María no es sólo un símbolo y un anuncio de la esperanza de la Iglesia, María, como lo proclama el Evangelio de hoy, nos enseña el camino por el cual podemos llegar a la gloria en la cual ella ahora está: la fe y la humildad. "Dichosa tú, que has creído, le dice su prima Isabel, porque se cumplirá cuanto te fue anunciado de parte del Señor". María de verdad supo creer en la Anunciación y por su "sí", por su "fíat", el Verbo de Dios se hizo carne. Supo creer en el valor del largo silencio de Nazareth y sobre todo, supo creer en el Calvario cuando todo era obscuridad y contrariedad, dejándose conducir dócilmente por Dios, como oveja que sigue al Cordero que debía ser inmolado. "Dios puso sus ojos en la humildad de su esclava". Por esto, todas las generaciones la llamarán bienaventurada, por esto, María explota hoy con su canto del Magnificat: "Glorifica mi alma al Señor y mi espíritu se llena de júbilo en Dios mi salvador, porque puso sus ojos en la humildad de su esclava". La humildad es la explicación del misterio de María y de su elección. Ella fue "llena de gracia", porque supo vaciarse de sí misma. Para llegar a la gloria de Cristo, es necesario que aniden en nuestro corazón la fe y la humildad al estilo de María. 

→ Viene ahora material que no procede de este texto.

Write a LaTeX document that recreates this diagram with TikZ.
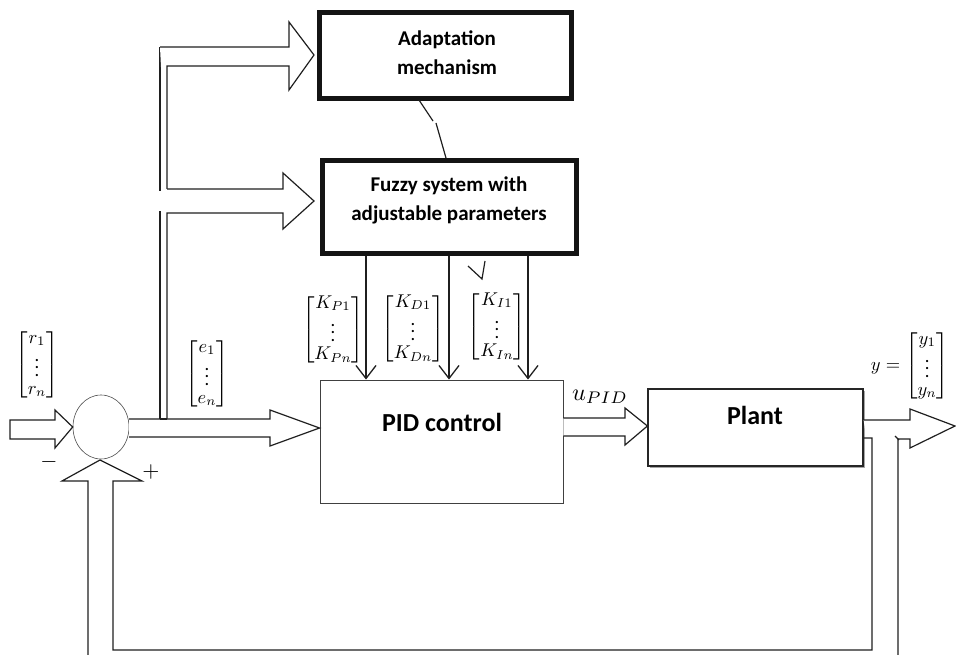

Todos los que estamos aquí presentes en esta Santa Iglesia Catedral Primada, la Arquidiócesis entera con sus ocho Vicarías Episcopales de alguna manera representadas, nos unimos al canto de María, porque de verdad nos alegramos en la fiesta de nuestra Madre, en la fiesta de nuestra Santa Patrona: "Glorifica mi alma al Señor y se alegra mi espíritu en Dios mi salvador". Alegrarse por la madre es el primer impulso de todo hijo bien nacido. Porque Dios ha hecho maravillas en su Madre y nuestra Madre, llamándola a la maternidad divina y privilegiándola desde su Concepción Inmaculada hasta la meta final de su Asunción a los cielos en cuerpo y alma, que hoy celebramos. 

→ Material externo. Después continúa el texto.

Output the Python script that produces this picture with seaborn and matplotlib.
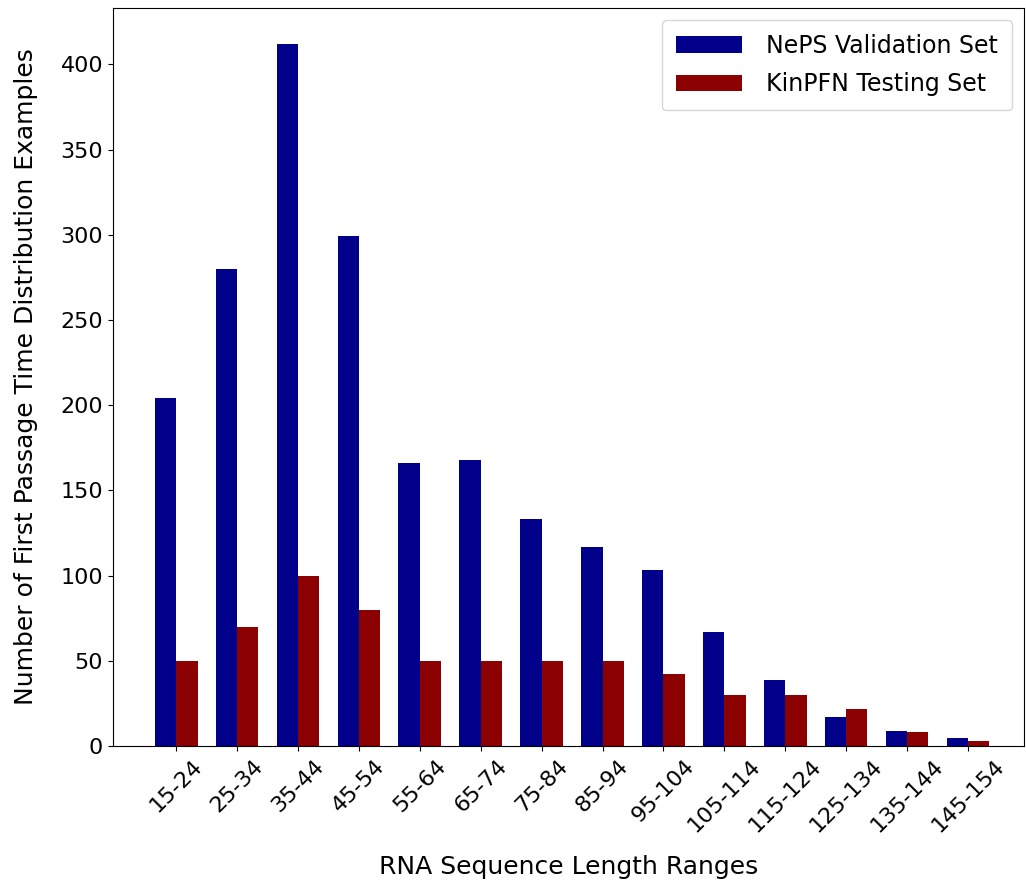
import matplotlib
matplotlib.use("Agg")
import matplotlib.pyplot as plt
import seaborn as sns
import pandas as pd

categories = ["15-24","25-34","35-44","45-54","55-64","65-74","75-84","85-94",
              "95-104","105-114","115-124","125-134","135-144","145-154"]
neps = [204, 280, 412, 299, 166, 168, 133, 117, 103, 67, 39, 17, 9, 5]
kinpfn = [50, 70, 100, 80, 50, 50, 50, 50, 42, 30, 30, 22, 8, 3]

df = pd.DataFrame({
    "range": categories * 2,
    "count": neps + kinpfn,
    "set": ["NePS Validation Set"] * len(categories) + ["KinPFN Testing Set"] * len(categories),
})

sns.set_style("ticks")
plt.rcParams["font.family"] = ["DejaVu Sans"]
plt.rcParams["text.color"] = "black"
plt.rcParams["axes.labelcolor"] = "black"
plt.rcParams["xtick.color"] = "black"
plt.rcParams["ytick.color"] = "black"
fig = plt.figure(figsize=(10.26, 8.94), dpi=100)
ax = fig.add_axes([0.110, 0.1655, 0.888, 0.8255])
sns.barplot(data=df, x="range", y="count", hue="set", order=categories,
            palette={"NePS Validation Set": "#00008b", "KinPFN Testing Set": "#8b0000"},
            width=0.7, saturation=1, linewidth=0, ax=ax)
ax.set_xlim(-1.04, 13.92)
ax.set_ylim(0, 433)
ax.set_xlabel("RNA Sequence Length Ranges", fontsize=18, labelpad=14)
ax.set_ylabel("Number of First Passage Time Distribution Examples", fontsize=18, labelpad=16)
ax.tick_params(axis="both", labelsize=16)
plt.setp(ax.get_xticklabels(), rotation=45)
ax.legend(loc="upper right", fontsize=17, frameon=True, fancybox=True, edgecolor="#cccccc",
          handlelength=2.8, borderpad=0.6, labelspacing=0.6, handletextpad=1.0)
for s in ax.spines.values():
    s.set_color("black")
fig.savefig("out.png", dpi=100)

En nuestra tradición cristiana quizá comprendamos más la glorificación del alma y menos la glorificación del cuerpo de María. La Asunción nos ayuda a comprender cómo la fe cristiana no sólo no se opone al cultivo de nuestros cuerpos sino que nos ayuda a superar y a perfeccionar el cuidado del cuerpo que proclama la sociedad actual. Cuando la civilización contemporánea termina su culto al cuerpo en el deporte, el placer y la belleza anatómica, la fe cristiana nos lleva a un interés por el cuerpo humano más allá del exterior de la carne joven y de los mitos de los anuncios de la sociedad de consumo. Nuestra fe en la resurrección de Cristo y en la glorificación del cuerpo de María, nos conduce a glorificar el cuerpo humano ya durante el tiempo, convirtiendo el cuerpo del recién bautizado en templo vivo del Espíritu Santo, alimentando la carne de los creyentes con el cuerpo y sangre de Cristo, transformando el matrimonio del amor carnal entre un hombre y una mujer en sacramento del amor de Cristo y de su Iglesia y consagrando con la unción final el cuerpo enfermo o viejo de los cristianos. Y todo esto, como prólogo de la glorificación final que todos esperamos alcanzar después de la aduana de la muerte. 

Al escuchar cómo la primera lectura describe la glorificación de María: "Una mujer envuelta por el sol, con la luna bajo sus pies y con una corona de doce estrellas en la cabeza. Estaba encinta y a punto de dar a luz y gemía con los dolores de parto", nosotros, los moradores de estas tierras, no podemos menos que pensar en nuestra Morenita del Tepeyac, en la Señora del Cielo, que preside no sólo nuestra Arquidiócesis sino todo el Continente, en cuya imagen vemos esos signos apocalípticos no sólo plasmados sino presentados en forma inculturada y cercana a nuestra concepción del cielo y la tierra. 

La fiesta de hoy nos lleva a contemplar la obra maravillosa de nuestra redención realizada por Cristo. Nos invita a reconocer y admirar las maravillas que hizo en nuestra Madre la Virgen María. Nos hace ver cuál es nuestra vocación y nuestro destino si permanecemos con Cristo. Nos indica el camino para encontrar nuestra plena realización humana y nos hace pensar cuán cercano está nuestro Dios de nuestra historia al enviarnos a Santa María de Guadalupe y revelárnosla a través de nuestro primer indígena Santo: San Juan Diego Cuauhtlatoatzin.